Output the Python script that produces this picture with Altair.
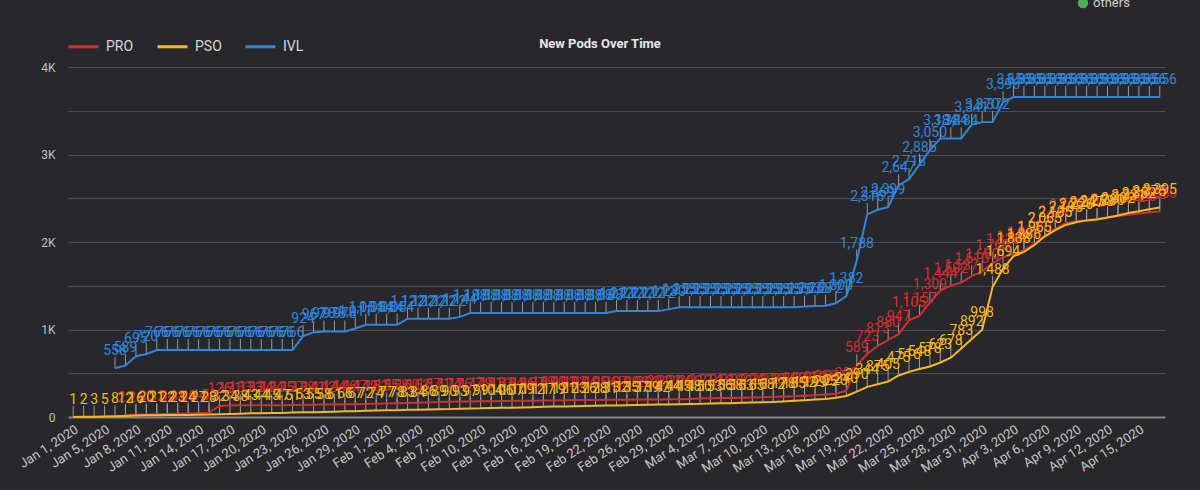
★ ★ ★ ★ ★ ★ ★
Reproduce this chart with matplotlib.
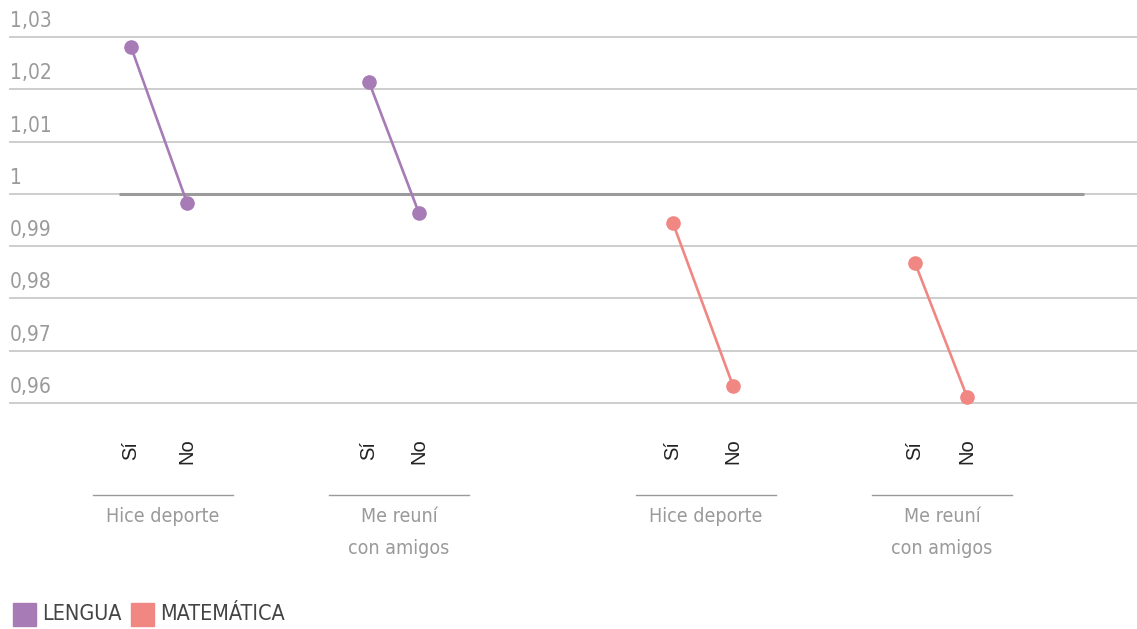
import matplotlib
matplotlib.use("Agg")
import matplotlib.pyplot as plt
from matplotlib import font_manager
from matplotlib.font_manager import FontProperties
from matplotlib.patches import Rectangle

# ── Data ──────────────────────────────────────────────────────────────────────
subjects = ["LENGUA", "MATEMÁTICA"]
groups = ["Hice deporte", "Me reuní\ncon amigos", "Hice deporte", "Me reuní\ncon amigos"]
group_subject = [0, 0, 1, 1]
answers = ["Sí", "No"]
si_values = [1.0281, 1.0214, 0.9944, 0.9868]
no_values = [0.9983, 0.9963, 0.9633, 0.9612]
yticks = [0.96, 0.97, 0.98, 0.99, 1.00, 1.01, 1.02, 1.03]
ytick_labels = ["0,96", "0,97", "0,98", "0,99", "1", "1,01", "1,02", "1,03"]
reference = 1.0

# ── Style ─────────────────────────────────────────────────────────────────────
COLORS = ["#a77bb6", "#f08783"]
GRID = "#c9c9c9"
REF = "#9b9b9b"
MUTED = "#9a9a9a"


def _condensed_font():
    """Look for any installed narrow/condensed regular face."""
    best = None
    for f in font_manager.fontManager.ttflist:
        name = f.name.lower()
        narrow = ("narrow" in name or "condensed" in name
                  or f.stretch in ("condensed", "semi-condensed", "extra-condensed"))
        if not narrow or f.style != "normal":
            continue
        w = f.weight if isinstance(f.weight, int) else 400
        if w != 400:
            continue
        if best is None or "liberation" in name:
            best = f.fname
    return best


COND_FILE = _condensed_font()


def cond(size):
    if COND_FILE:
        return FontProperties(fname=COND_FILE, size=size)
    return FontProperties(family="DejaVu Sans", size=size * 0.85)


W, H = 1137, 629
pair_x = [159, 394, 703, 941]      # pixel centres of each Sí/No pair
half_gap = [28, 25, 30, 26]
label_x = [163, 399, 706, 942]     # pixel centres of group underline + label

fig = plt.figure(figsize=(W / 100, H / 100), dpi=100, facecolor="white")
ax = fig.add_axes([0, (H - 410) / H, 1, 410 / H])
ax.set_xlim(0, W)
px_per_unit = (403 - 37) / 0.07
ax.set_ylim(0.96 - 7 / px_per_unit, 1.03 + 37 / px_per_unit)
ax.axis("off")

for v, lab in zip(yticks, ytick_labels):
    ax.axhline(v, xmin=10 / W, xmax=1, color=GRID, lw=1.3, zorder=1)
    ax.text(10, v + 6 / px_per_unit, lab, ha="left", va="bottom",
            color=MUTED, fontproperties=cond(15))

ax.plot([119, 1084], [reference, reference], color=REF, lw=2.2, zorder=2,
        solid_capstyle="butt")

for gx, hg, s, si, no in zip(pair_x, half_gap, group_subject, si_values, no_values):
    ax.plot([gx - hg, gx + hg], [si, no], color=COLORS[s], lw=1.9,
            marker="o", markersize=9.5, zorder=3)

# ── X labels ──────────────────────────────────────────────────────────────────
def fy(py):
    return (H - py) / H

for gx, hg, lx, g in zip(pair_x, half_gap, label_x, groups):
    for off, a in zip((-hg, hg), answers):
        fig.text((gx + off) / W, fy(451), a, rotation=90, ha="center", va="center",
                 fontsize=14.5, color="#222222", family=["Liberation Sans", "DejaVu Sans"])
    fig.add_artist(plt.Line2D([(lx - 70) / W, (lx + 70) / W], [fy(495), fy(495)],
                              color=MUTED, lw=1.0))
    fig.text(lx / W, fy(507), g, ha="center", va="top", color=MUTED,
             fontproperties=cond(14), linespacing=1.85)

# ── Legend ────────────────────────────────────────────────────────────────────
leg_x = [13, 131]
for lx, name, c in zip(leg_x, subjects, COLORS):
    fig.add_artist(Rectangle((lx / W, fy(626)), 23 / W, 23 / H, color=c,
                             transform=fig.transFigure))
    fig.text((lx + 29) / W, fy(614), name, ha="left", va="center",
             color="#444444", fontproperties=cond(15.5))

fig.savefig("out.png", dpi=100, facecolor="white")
★ ★ ★ ★ ★ ★ ★
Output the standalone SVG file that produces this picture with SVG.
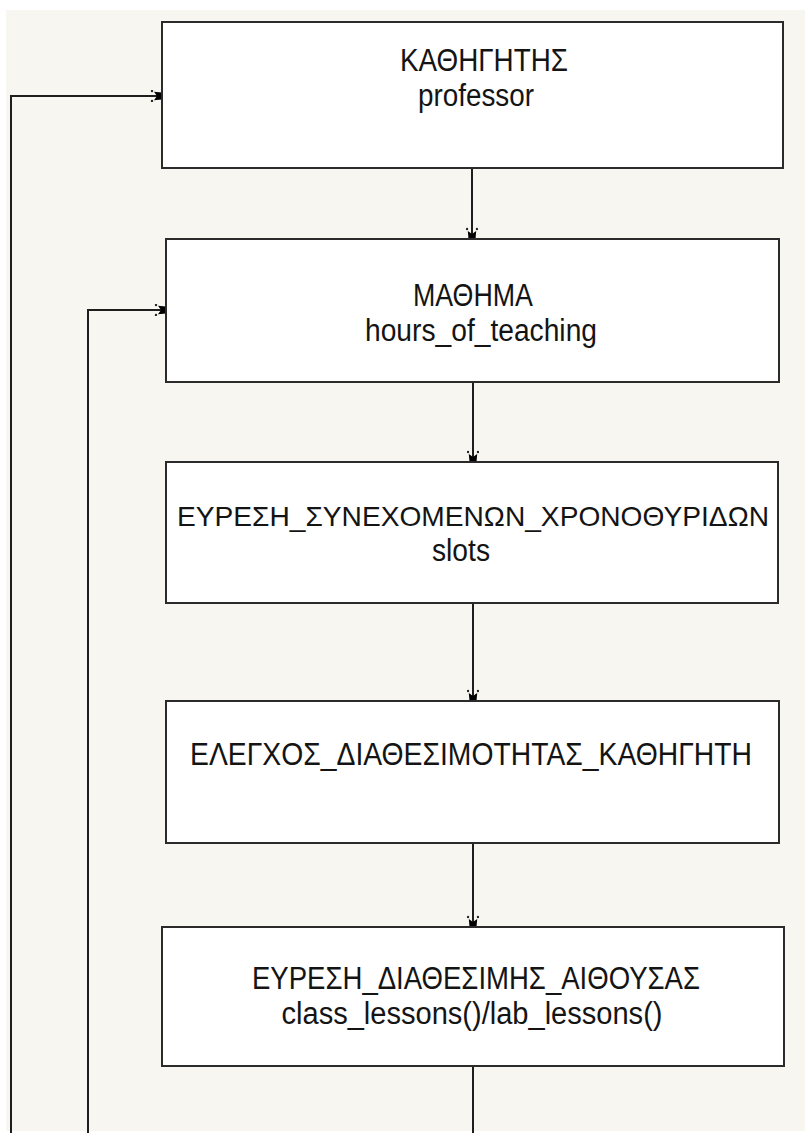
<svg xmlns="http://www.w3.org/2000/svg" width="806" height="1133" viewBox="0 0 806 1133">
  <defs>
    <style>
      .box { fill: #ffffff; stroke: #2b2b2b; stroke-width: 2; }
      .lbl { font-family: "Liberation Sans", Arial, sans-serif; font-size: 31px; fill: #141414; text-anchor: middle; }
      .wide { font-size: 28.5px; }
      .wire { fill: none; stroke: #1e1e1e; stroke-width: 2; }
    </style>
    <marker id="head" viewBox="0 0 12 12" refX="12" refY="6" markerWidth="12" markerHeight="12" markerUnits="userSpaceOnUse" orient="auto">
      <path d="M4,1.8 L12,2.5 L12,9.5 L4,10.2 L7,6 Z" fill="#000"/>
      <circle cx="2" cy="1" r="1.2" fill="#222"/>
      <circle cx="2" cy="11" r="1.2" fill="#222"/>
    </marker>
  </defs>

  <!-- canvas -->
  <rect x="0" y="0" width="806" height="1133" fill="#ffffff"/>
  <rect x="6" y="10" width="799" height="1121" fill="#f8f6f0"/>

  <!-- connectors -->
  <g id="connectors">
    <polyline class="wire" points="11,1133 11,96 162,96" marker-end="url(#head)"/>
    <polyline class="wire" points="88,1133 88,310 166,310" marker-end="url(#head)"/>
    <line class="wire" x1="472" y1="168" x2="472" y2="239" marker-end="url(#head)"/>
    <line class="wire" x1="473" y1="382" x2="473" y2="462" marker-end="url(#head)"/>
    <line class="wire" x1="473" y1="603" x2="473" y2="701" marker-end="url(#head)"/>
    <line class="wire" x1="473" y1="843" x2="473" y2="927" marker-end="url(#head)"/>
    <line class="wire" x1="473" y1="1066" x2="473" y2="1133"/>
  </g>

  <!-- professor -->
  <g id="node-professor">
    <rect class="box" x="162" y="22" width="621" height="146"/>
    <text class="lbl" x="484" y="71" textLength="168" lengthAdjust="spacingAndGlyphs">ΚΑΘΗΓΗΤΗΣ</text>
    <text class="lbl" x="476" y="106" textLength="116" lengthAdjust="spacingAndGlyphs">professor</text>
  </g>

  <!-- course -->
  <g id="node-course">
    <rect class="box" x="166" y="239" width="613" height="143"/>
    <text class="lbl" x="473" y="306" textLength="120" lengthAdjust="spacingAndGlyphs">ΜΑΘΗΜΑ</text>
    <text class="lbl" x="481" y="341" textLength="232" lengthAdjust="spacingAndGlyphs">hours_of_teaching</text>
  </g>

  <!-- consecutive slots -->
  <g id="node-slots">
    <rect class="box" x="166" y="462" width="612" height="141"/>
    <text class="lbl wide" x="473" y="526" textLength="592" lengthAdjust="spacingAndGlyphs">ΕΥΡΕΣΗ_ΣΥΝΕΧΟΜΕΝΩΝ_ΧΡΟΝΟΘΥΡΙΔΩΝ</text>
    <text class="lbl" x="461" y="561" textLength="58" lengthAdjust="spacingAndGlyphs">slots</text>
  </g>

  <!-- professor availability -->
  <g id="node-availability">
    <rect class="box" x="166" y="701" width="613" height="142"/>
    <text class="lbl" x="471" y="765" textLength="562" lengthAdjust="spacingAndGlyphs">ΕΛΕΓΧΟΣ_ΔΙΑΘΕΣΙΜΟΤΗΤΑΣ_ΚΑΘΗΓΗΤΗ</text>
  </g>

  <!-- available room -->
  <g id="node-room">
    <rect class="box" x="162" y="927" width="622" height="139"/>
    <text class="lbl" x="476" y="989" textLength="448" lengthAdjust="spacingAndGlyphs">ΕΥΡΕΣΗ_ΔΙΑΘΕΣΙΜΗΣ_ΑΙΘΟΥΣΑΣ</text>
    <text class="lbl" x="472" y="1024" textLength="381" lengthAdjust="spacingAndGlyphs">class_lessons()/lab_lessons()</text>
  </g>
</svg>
★ ★ ★ ★ ★ ★ ★
- **EXERCISE DIRECTIONS**
Extract every line containing the string "that" from the data above.

- **FINAL RESULT**
Output the Python script that produces this picture with Altair.
Output the standalone SVG file that produces this picture with SVG.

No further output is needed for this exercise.